La direction d’Alimentation Couche-Tard a été rabrouée par plusieurs investisseurs après que la direction de l’entreprise eût abruptement interrompu une actionnaire et refusé de répondre à ses questions à propos de son comportement devant la syndicalisation de certains de ses magasins.
«C’est la 18e ou 19e assemblée annuelle de Couche-Tard à laquelle j’assiste. Et laissez-moi vous dire que je suis excessivement surpris de votre réaction face à madame», a dit Arthur Dubé, 82 ans, durant la période de questions qui suivait l’assemblée annuelle des actionnaires d’Alimentation Couche-Tard, cette après-midi, à Laval.
«Écouter et répondre aux questions des actionnaires serait plus simple que de tenter d’empêcher les gens de parler. Ce serait mieux pour l’image de l’entreprise», a-t-il poursuivi.
L’intervention de l’actionnaire de longue date suivait celle de Sylvie Joly, actionnaire et conseillère syndicale de la CSN. Cette dernière se faisait la porte-voix d’un ex-employés d’un dépanneur montréalais fermé alors que ses employés tentaient de se syndiquer. Le Fonds Basile-Moreau, appartenant à la congrégation des Soeurs Ste-Croix, qui possède des actions de Couche-Tard, a tenté en vain de lui permettre de le représenter.
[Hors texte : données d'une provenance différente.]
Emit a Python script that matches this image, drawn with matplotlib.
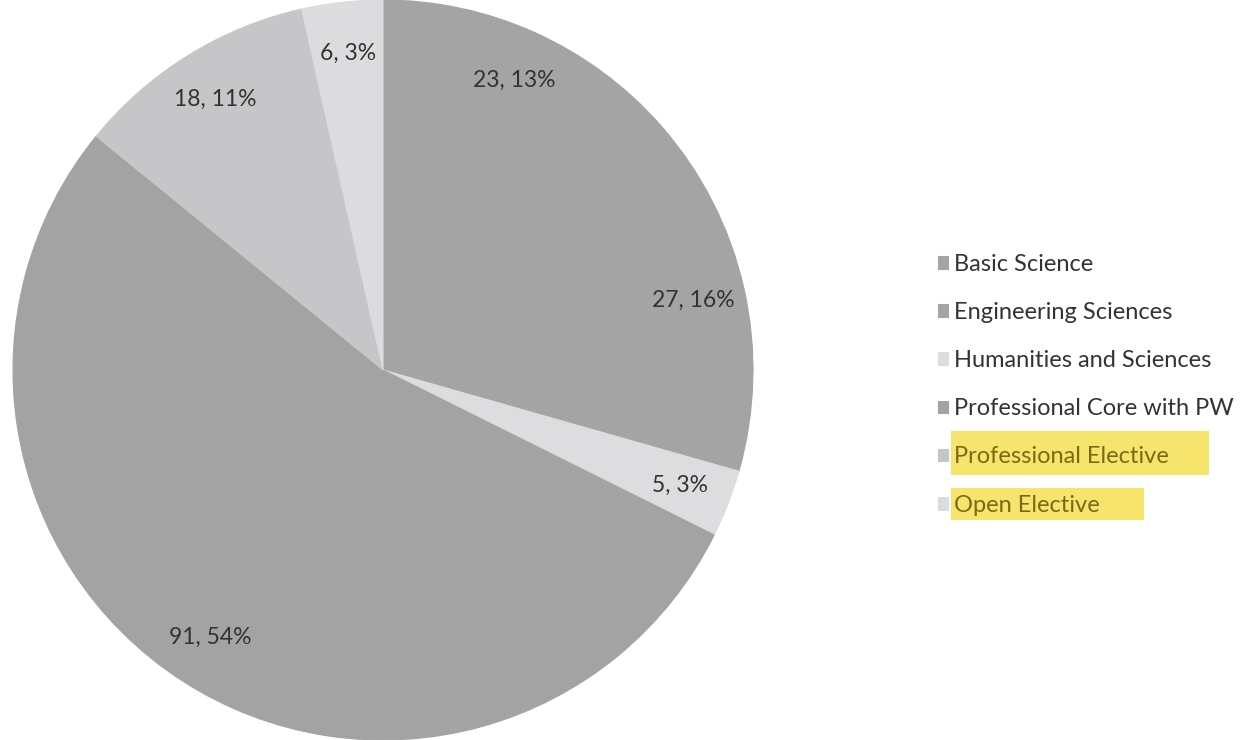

«Est-ce que vous allez reconsidérer votre façon de faire avec les syndicats?», a-t-elle demandée, avant qu’un garde de sécurité vienne interrompre madame, en prenant soin de recouvrir le microphone de sa main.
«J’ai droit de parole. Je suis actionnaire», a-t-elle clamée, pendant qu’Alain Bouchard, président et chef de la direction de Couche-Tard, répliquait que son propos était hors d’ordre et n'avait pas sa place à l'assemblée des actionnaires de l'entreprise.
Visiblement choqués par la scène, plusieurs actionnaires n'ont pu s'empêcher de souligner leur désapprobation à la direction. Ce fut le cas, entre autres, de François Meloche, gestionnaire risques extra-financiers, de Bâtirente, gestionnaire de régimes de retraite collectifs, associé à la CSN.
D'abord venu pour promouvoir auprès de la direction l'idée de produire un rapport de développement durable, M. Meloche n'a pu cacher son étonnement. «Voir un actionnaire se faire répondre de cette manière est quelque chose que je n'ai jamais vue. Et croyez-moi, j'en ai vu des assemblées d'actionnaires dans ma vie.»
C’est à ce moment que l’octogénaire, Arthur Dubé, s’est dirigé vers le microphone. «Je souhaiterais à l’avenir qu’on prenne la peine de répondre aux questions qui sont posées.»
Ce à quoi Alain Bouchard a répliqué ne pas croire que la syndicalisation de certains de ses magasins – «sept sur un total de 12 000» , a-t-il insisté – devait être discuté à l’assemblée annuelle des actionnaires. «C’est un endroit pour poser des questions, pas pour faire un éditorial», a-t-il expliqué ensuite aux journalistes, ajoutant tout de même avoir bien pris note des commentaires entendus.
À la sortie de l’assemblée, dans le hall de l’hôtel Holiday Inn du boulevard Carrefour, à Laval, M. Dubé ne décolérait pas. «Je ne veux pas prendre parti pour la syndicalisation ou pour le patronat, vous savez. Mais ils faut répondre aux questions. Cela m’offusque qu’on ne réponde pas aux questions des employés, surtout pour une entreprise comme Couche-Tard qui en compte 18 000 employés. Il faut être respectueux, il faut être poli avec eux.»
De son côté, Sylvie Joly, ne comprenait toujours pas que la direction de l'entreprise ait voulu ainsi exclure la question de la syndicalisation de ses employés de l'ordre du jour de son assemblée annuelle. «Je suis désolée, mais c'est le bon endroit pour en parler. Surtout lorsque cette même entreprise clâme que les employés sont sa plus grande ressource.»